**SET TASK:** Tell me how many lines hold "script", please, using only the number.

[Entries with chart source code]
"""

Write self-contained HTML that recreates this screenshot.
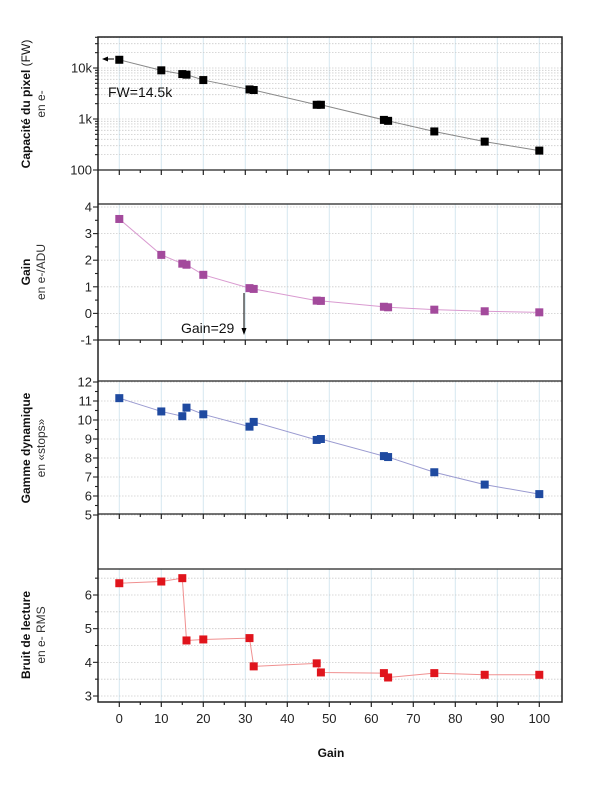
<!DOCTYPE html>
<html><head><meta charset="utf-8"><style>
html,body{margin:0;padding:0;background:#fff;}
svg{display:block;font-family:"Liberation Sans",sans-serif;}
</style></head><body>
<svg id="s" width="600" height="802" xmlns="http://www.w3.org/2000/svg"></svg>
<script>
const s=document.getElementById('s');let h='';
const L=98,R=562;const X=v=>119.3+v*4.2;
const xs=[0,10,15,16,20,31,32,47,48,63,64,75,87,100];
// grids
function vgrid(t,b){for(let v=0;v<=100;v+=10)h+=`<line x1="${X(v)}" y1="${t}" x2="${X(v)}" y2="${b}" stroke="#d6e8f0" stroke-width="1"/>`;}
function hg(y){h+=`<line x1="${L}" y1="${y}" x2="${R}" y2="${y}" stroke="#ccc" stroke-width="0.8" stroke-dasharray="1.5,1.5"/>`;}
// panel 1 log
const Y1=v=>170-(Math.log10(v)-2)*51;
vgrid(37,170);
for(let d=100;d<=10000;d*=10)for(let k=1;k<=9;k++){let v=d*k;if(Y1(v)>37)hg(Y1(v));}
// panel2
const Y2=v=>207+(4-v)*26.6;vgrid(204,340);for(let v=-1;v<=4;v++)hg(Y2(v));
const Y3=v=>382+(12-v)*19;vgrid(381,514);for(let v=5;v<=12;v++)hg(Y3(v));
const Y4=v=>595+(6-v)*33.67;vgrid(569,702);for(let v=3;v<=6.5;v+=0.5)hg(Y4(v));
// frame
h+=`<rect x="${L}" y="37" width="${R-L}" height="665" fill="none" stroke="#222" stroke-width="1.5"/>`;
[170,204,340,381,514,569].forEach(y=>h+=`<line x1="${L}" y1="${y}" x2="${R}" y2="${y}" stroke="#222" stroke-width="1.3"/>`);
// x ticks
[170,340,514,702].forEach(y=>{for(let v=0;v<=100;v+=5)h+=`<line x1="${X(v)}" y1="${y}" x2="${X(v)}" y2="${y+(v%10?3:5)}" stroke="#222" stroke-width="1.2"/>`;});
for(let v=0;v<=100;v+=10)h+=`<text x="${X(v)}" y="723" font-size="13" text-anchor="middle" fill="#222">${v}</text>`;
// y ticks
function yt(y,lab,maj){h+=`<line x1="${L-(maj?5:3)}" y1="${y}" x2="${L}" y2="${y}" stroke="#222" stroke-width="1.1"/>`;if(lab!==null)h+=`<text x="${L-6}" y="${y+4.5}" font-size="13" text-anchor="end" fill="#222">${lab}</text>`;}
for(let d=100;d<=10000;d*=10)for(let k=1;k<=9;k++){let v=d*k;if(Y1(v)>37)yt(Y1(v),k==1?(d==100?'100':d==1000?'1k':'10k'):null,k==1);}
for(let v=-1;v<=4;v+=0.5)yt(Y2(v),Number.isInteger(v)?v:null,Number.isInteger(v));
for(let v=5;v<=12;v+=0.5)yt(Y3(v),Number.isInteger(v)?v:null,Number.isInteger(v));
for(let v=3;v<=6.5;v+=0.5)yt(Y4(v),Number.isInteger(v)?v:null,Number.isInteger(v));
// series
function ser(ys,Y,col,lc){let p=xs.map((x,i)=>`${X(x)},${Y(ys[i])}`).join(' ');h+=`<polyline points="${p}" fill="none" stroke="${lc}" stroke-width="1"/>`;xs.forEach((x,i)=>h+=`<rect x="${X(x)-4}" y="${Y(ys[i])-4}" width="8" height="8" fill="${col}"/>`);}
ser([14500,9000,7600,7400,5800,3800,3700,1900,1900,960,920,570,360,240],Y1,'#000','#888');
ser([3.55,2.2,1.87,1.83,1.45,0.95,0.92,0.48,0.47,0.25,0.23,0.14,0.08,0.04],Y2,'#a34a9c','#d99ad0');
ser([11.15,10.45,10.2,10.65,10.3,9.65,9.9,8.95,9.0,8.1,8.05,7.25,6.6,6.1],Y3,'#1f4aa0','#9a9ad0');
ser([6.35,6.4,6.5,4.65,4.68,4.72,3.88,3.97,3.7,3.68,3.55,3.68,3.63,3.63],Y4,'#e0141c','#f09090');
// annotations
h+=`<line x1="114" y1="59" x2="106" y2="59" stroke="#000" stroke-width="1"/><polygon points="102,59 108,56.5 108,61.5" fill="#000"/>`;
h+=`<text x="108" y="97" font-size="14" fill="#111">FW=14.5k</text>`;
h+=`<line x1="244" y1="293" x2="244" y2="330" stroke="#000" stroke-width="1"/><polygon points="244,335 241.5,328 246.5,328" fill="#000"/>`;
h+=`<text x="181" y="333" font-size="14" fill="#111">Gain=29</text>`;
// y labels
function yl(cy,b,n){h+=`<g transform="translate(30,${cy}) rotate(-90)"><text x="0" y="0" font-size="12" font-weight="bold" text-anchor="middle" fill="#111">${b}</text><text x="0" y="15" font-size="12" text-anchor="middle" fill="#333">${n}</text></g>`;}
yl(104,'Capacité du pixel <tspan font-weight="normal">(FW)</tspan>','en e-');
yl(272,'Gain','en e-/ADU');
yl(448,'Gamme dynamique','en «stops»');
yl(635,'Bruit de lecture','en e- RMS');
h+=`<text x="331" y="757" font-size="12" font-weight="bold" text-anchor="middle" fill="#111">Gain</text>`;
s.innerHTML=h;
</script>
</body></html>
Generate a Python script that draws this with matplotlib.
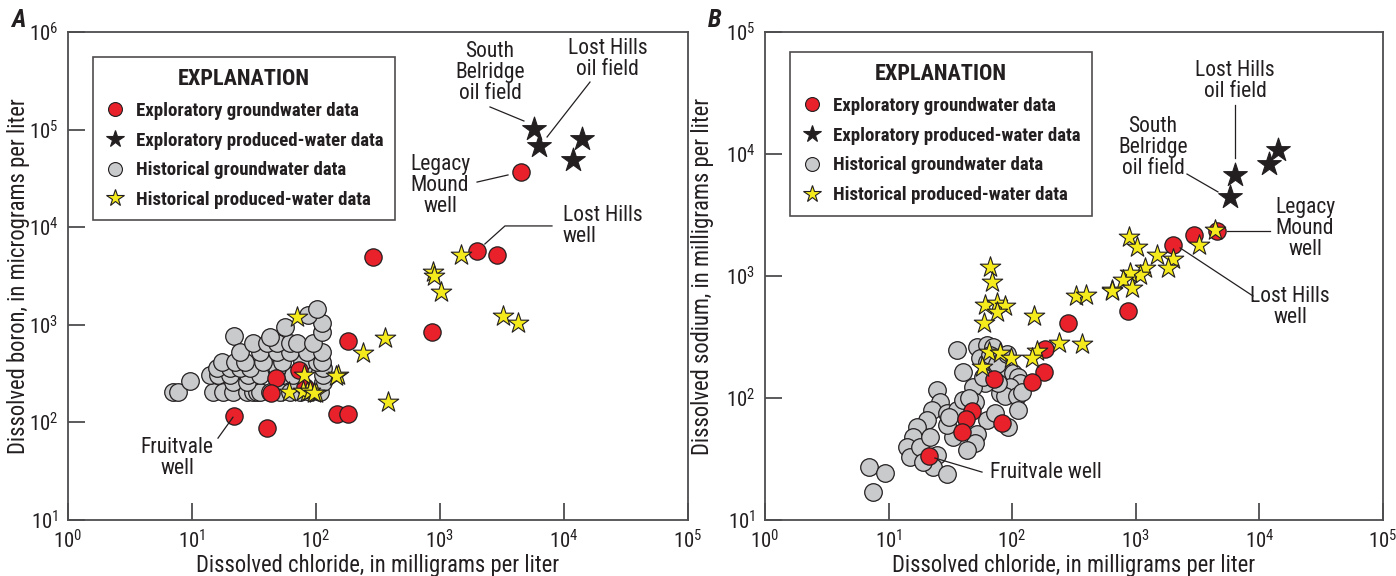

"""

**CORRECT ANSWER:** 3